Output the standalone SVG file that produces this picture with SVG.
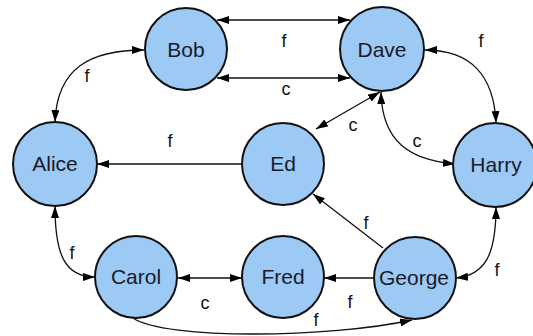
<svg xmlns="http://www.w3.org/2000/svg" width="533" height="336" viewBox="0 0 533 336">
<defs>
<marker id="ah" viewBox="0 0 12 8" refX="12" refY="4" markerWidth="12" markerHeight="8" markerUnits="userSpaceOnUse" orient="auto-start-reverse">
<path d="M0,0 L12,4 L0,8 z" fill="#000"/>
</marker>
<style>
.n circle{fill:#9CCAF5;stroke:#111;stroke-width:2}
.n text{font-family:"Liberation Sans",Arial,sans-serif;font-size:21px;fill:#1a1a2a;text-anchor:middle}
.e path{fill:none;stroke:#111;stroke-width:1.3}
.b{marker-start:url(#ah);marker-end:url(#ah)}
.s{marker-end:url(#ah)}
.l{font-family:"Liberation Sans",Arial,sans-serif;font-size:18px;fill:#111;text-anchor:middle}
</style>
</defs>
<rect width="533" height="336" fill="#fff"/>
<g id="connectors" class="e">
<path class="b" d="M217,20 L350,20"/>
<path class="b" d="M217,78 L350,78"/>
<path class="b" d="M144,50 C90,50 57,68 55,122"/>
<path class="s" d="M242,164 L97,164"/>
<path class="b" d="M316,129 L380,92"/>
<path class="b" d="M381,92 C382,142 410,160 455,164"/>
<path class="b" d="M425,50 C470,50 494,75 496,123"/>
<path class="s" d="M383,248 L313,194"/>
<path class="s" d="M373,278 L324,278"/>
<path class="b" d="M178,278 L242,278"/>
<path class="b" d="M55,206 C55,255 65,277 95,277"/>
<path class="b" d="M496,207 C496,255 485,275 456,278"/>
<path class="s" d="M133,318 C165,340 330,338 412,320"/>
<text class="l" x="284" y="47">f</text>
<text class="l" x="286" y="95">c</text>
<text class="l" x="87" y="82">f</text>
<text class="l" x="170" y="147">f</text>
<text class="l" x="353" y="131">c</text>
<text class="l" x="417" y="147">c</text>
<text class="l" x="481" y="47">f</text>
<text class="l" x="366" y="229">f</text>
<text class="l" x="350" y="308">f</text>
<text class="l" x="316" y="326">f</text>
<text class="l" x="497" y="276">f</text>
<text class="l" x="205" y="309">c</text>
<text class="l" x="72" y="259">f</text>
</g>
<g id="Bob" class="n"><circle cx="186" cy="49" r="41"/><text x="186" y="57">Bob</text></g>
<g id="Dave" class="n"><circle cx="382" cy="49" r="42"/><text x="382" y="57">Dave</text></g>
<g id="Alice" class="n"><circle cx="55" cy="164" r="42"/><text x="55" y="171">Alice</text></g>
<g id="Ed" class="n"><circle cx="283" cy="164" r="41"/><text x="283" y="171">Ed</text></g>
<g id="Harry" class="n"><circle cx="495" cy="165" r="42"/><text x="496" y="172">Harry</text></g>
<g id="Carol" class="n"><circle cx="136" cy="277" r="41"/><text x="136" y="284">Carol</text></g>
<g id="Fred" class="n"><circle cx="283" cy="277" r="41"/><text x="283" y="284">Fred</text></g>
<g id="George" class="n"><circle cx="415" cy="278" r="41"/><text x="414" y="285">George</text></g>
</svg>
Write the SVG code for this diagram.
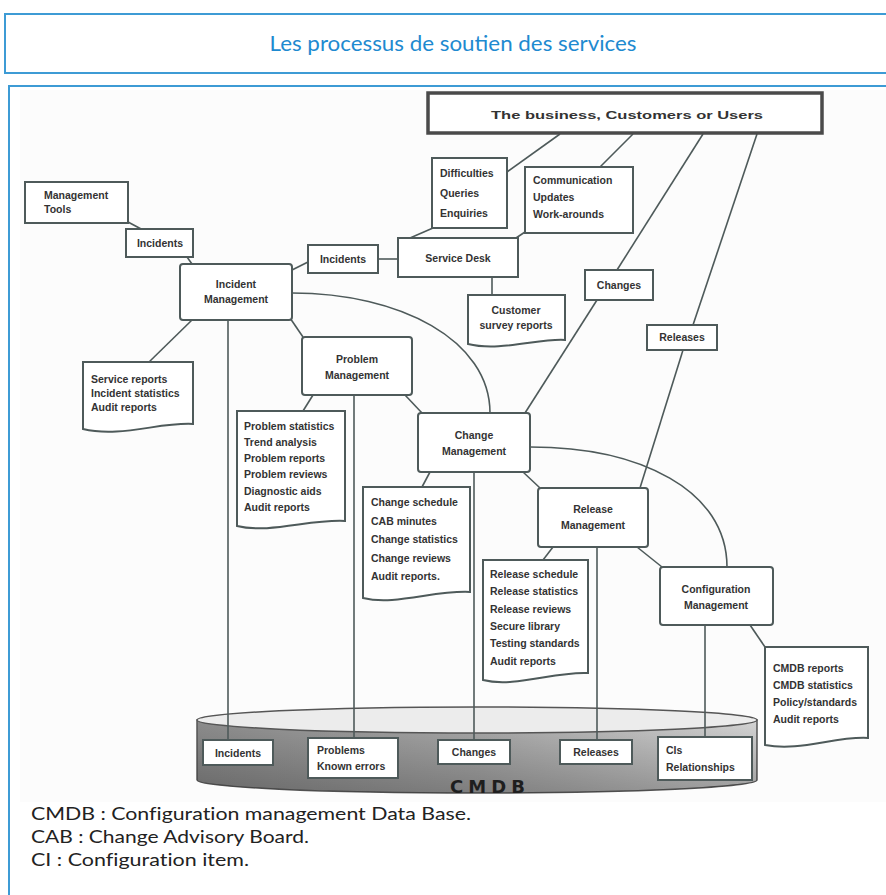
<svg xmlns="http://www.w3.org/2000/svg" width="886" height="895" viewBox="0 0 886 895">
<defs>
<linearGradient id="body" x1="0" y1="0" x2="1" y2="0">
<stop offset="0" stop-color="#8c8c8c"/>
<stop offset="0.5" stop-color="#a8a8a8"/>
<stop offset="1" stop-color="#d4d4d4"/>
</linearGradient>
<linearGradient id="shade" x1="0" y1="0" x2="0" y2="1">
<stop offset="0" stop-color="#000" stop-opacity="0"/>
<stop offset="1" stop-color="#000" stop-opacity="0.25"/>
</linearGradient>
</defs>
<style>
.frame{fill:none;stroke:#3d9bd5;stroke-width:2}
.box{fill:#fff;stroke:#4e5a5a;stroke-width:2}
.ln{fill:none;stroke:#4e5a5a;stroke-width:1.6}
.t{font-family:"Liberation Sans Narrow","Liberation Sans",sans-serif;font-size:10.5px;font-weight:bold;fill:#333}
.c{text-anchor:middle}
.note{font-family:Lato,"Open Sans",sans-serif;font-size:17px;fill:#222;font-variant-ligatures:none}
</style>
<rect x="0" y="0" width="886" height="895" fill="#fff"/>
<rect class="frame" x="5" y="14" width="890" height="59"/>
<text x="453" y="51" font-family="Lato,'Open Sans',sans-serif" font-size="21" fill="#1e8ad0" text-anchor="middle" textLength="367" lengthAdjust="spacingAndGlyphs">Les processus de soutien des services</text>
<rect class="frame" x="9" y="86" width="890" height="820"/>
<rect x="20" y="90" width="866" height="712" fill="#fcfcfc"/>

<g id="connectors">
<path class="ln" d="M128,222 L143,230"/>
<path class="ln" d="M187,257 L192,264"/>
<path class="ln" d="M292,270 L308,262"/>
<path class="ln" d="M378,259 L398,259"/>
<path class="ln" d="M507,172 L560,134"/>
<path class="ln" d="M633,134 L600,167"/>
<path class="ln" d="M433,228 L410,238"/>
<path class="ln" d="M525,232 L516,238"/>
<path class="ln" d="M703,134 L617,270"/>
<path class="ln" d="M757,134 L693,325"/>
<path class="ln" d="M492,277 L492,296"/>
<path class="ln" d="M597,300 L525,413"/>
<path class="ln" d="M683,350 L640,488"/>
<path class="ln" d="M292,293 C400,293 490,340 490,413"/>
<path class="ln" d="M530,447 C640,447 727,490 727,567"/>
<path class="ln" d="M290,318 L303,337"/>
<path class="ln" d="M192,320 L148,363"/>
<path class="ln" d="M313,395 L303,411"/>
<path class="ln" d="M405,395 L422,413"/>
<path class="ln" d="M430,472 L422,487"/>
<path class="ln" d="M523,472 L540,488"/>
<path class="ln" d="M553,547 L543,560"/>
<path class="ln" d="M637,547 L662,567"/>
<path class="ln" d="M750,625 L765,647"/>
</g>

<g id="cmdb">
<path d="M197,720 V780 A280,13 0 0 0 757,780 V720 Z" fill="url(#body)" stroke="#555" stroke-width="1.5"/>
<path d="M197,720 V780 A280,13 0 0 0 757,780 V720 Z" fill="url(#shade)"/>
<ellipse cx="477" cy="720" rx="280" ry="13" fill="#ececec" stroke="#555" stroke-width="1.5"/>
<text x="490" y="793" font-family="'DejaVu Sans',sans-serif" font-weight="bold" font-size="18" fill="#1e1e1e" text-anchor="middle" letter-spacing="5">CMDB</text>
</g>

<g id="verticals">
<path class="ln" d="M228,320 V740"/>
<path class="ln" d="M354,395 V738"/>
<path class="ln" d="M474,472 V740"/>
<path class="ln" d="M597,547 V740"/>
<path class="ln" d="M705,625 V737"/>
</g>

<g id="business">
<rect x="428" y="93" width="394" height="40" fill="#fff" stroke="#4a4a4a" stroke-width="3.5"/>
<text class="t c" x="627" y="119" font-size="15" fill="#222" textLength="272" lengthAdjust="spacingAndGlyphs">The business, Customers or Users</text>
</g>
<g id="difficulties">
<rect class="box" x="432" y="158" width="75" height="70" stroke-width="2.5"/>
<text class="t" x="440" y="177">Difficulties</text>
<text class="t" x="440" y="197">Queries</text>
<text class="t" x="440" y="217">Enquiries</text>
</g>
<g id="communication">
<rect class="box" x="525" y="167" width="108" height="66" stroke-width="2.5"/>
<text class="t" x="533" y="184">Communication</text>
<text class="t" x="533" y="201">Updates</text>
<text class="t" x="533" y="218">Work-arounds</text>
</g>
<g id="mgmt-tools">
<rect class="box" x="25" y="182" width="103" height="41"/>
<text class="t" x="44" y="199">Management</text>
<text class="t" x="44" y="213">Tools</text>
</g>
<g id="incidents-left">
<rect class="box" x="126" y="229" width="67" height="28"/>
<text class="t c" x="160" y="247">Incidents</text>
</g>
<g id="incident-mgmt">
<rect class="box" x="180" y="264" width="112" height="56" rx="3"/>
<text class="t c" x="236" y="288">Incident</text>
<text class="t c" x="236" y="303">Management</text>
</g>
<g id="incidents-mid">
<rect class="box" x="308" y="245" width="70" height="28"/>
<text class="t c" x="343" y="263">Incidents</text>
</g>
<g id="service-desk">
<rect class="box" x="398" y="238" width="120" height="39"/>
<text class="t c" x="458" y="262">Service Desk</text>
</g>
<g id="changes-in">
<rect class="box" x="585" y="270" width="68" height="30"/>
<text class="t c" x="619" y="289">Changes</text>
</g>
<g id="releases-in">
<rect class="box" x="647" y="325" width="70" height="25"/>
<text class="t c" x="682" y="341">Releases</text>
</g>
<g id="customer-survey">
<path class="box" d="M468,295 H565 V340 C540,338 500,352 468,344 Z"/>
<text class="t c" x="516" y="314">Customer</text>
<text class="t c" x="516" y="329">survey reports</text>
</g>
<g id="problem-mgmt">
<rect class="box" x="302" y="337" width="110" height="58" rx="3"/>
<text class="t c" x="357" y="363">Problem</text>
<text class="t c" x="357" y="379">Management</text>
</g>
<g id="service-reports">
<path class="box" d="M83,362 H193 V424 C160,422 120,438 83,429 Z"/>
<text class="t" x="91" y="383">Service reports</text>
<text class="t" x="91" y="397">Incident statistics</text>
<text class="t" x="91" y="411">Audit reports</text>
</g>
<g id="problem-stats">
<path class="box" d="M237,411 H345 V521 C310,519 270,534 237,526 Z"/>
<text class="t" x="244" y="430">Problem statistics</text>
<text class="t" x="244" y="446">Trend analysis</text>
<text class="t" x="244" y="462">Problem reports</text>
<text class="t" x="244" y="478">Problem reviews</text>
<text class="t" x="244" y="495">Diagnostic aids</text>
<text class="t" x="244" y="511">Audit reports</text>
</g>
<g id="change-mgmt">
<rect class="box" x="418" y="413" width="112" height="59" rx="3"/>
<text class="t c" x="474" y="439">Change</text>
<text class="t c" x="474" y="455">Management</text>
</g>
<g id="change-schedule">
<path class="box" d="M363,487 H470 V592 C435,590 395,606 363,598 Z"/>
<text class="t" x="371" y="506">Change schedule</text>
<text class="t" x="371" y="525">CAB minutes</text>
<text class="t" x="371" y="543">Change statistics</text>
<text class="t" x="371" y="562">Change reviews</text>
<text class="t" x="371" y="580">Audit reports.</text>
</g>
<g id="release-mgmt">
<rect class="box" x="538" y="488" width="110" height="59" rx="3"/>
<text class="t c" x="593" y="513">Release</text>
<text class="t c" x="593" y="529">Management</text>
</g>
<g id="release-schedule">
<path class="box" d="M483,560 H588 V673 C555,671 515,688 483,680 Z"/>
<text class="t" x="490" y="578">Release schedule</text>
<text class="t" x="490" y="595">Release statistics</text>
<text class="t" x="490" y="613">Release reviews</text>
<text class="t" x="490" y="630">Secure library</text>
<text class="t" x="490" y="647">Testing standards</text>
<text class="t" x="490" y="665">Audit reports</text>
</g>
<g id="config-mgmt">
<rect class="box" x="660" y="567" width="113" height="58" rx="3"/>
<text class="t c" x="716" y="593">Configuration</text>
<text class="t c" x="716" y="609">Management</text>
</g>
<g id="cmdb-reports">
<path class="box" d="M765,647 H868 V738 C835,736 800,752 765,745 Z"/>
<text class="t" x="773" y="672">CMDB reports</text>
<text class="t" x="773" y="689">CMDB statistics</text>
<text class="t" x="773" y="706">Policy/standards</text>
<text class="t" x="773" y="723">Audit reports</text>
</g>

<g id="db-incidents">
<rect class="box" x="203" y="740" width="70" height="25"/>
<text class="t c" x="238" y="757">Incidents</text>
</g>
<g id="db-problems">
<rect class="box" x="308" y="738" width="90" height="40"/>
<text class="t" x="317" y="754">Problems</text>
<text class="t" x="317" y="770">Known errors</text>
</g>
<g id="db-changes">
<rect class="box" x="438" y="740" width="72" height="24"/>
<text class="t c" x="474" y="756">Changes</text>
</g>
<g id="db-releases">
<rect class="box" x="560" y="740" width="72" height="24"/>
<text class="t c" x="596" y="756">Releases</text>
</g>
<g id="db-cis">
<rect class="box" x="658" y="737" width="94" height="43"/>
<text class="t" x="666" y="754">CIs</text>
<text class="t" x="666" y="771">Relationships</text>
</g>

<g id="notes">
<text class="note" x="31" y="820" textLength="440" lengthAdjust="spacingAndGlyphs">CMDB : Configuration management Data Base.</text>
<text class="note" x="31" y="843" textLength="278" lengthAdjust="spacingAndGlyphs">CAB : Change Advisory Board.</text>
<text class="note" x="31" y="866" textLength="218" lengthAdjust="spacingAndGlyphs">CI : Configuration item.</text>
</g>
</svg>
_ _ _ _ _ _ _
__WHAT IS BEING ASKED__.
Find every line in the records above that contains the word "this", and copy each one.

__CORRECT ANSWER__.
Output the standalone SVG file that produces this picture with SVG.
Write the SVG code for this diagram.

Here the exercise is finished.